- EXERCISE GOAL -
Leaving out every picture, copy the lines of the data exactly, from the first through the line containing "const highlighted = ['México'];".

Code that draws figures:
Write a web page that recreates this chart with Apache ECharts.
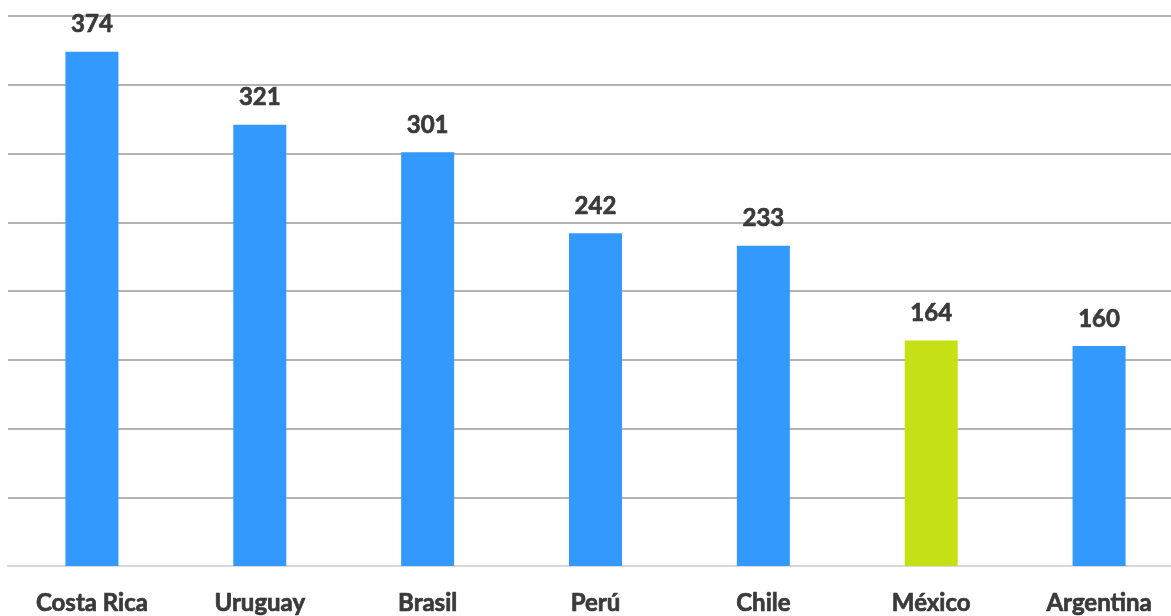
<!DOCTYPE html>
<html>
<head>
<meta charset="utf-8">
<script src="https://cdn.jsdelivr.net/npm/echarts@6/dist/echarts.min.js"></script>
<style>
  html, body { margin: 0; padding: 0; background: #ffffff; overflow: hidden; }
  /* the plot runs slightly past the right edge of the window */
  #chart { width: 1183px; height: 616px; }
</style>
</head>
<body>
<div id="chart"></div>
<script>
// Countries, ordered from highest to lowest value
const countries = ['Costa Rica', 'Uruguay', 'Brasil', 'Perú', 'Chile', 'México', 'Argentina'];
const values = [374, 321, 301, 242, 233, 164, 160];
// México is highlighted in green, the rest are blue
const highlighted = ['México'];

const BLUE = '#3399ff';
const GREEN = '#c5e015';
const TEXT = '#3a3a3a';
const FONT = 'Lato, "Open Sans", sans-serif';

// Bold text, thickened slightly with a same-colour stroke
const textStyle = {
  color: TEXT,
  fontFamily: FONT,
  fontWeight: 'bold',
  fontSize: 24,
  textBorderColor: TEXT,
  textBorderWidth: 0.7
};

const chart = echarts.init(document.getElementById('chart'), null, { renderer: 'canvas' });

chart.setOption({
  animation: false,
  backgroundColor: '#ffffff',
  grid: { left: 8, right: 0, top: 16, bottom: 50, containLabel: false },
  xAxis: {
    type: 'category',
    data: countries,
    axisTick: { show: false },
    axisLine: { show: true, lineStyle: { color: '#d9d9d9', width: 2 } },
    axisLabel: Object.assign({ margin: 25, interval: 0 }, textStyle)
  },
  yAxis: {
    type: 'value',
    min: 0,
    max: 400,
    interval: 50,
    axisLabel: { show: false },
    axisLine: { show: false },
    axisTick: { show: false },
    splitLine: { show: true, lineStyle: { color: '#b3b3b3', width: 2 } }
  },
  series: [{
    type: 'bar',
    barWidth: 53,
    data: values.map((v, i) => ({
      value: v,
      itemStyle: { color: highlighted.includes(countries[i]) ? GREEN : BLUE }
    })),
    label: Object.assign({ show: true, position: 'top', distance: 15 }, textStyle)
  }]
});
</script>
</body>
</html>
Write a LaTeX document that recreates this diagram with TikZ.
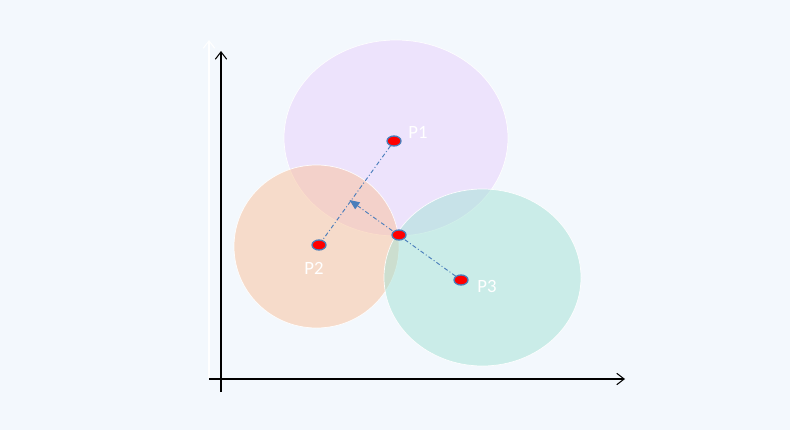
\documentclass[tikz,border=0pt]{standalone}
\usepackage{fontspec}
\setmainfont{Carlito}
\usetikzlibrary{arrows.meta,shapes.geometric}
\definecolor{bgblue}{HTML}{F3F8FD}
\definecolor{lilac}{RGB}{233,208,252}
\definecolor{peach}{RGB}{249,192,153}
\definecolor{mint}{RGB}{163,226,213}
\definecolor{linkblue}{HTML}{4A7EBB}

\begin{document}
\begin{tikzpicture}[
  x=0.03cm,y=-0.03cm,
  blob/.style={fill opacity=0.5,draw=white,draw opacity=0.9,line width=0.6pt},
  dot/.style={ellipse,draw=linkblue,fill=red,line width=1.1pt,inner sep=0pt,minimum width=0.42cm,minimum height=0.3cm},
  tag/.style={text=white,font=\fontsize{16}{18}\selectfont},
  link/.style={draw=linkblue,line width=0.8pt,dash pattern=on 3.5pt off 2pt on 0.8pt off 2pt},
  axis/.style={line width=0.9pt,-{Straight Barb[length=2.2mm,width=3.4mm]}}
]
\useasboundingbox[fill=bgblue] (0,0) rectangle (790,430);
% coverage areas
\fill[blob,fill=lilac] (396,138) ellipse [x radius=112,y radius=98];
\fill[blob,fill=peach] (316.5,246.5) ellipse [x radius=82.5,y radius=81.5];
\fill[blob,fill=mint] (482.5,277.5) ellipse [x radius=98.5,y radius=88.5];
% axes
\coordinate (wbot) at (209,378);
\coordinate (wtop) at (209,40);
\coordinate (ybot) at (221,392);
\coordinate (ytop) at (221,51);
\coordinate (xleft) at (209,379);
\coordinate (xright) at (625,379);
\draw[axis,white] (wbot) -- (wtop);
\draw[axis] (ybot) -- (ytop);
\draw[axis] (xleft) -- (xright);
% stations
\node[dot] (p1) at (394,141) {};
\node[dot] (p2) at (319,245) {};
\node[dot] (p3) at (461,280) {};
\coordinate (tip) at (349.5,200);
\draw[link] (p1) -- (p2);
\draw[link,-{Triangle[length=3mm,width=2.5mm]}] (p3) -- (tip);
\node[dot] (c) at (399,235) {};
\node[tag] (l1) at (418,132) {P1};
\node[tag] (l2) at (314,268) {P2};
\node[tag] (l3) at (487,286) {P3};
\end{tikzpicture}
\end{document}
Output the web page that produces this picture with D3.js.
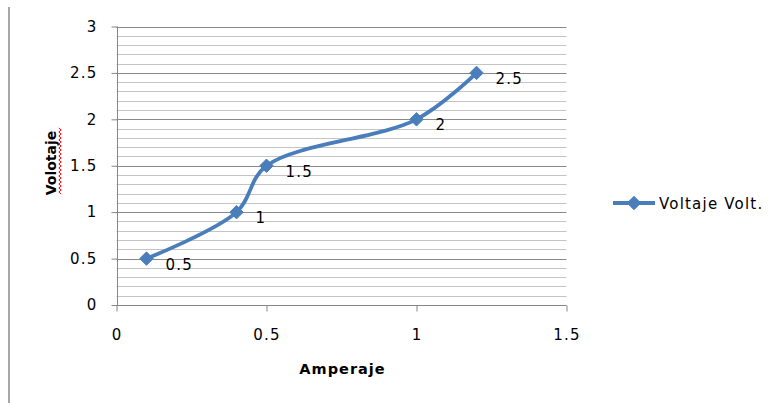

- TASK ANSWER -
Write a web page that recreates this chart with Apache ECharts.
<!DOCTYPE html>
<html>
<head>
<meta charset="utf-8">
<script src="https://cdn.jsdelivr.net/npm/echarts@6/dist/echarts.min.js"></script>
<style>
  html, body { margin: 0; padding: 0; background: #ffffff; overflow: hidden; }
  /* the plot runs slightly past the right edge of the window */
  #chart { width: 1183px; height: 616px; }
</style>
</head>
<body>
<div id="chart"></div>
<script>
// Countries, ordered from highest to lowest value
const countries = ['Costa Rica', 'Uruguay', 'Brasil', 'Perú', 'Chile', 'México', 'Argentina'];
const values = [374, 321, 301, 242, 233, 164, 160];
// México is highlighted in green, the rest are blue
const highlighted = ['México'];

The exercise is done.